International
© Adobe Stock
10.11.2023

Federal government leaves transformation driver foundry industry hanging

The Federal Association of the German Foundry Industry (BDG) considers today's decision by the German government to curb the unrivalled high electricity costs in Germany to be disappointing. Germany's foundries, recognised and key drivers of the transformation to climate neutrality, will thus be denied internationally competitive electricity costs and the economic situation could worsen.

In recent months, the BDG, together with other associations of energy-intensive industrial SMEs and IG Metall, had campaigned for a bridge electricity price of a maximum of 6 cents per kilowatt hour in order to bring the German foundry industry up to an internationally competitive level. Large sections of the SPD and the Greens followed this argument. Federal Minister for Economic Affairs and Climate Action Robert Habeck had only presented his 57-page industrial strategy at the end of October - with the explicitly named instrument of an industrial electricity price to keep key industries in Germany and Europe. Habeck explicitly includes those sectors that are essential for the transformation towards climate neutrality among the parts of German industry that are worth supporting. He explicitly mentions photovoltaics, wind, heat pumps and other sectors that all have one thing in common: Germany's foundry industry contributes significantly to this with components and preliminary products.

"As an energy-intensive industrial SME, we are committed to the transformation and play a decisive role in it. We are extremely disappointed by today's decisions by the German government because the decision against the bridge electricity price ignores this importance. It is a slap in the face for every foundry," says Max Schumacher, categorising the decisions. "The measures adopted today fall short and could have been implemented earlier. They are a poor result of months of discussion. The bridge electricity price for particularly energy-intensive companies remains an appropriate and effective instrument for securing expertise, security of supply and, not least, jobs in the long term. "
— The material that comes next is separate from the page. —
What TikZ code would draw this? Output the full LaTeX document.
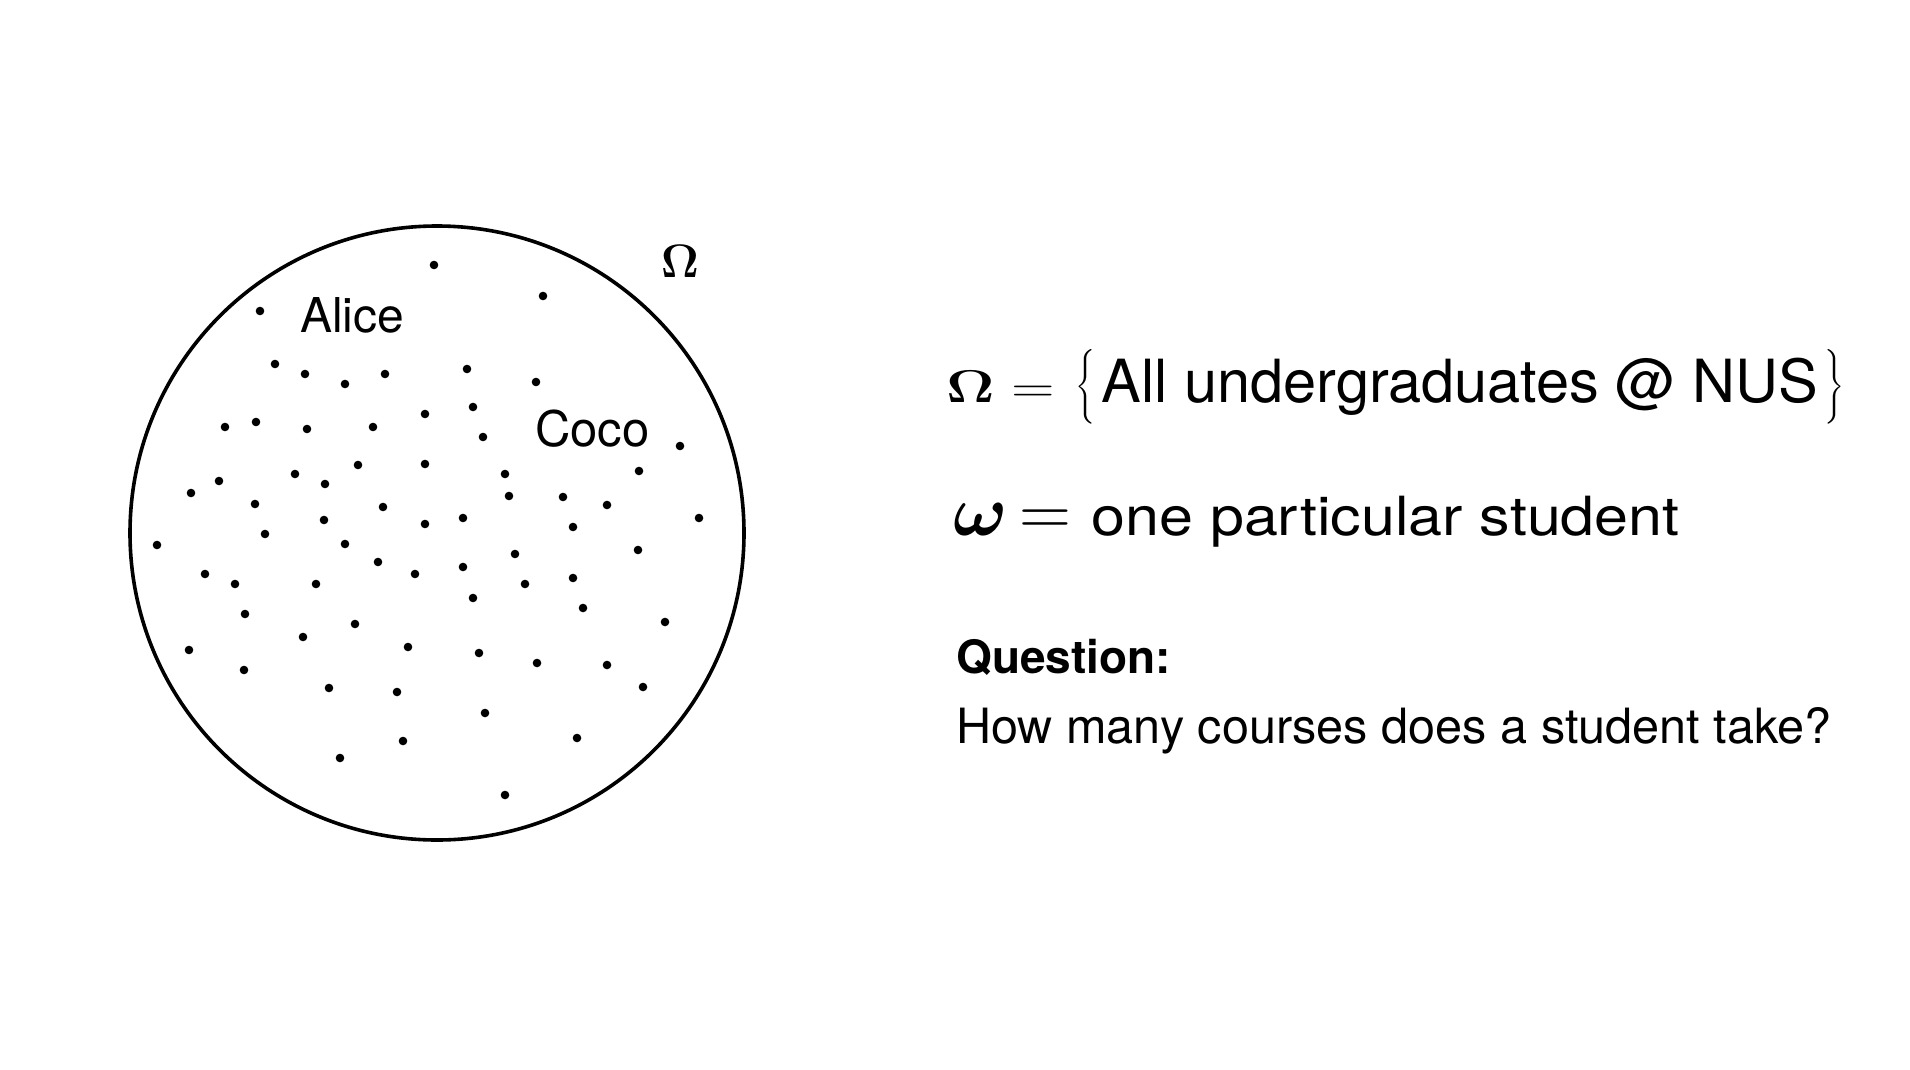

The Managing Director of the Federal Association of the German Foundry Industry summarises: "With today's decision, Scholz and Lindner have prevailed with the argument of budgetary discipline and expenditure reduction. This is extremely short-sighted and unsuitable for making Germany fit for the future under increasingly unstable conditions. As a result, it contradicts the industrial strategy presented by the Minister of Economic Affairs just last week - which is why we will, of course, continue to work on the issue of the industrial electricity price."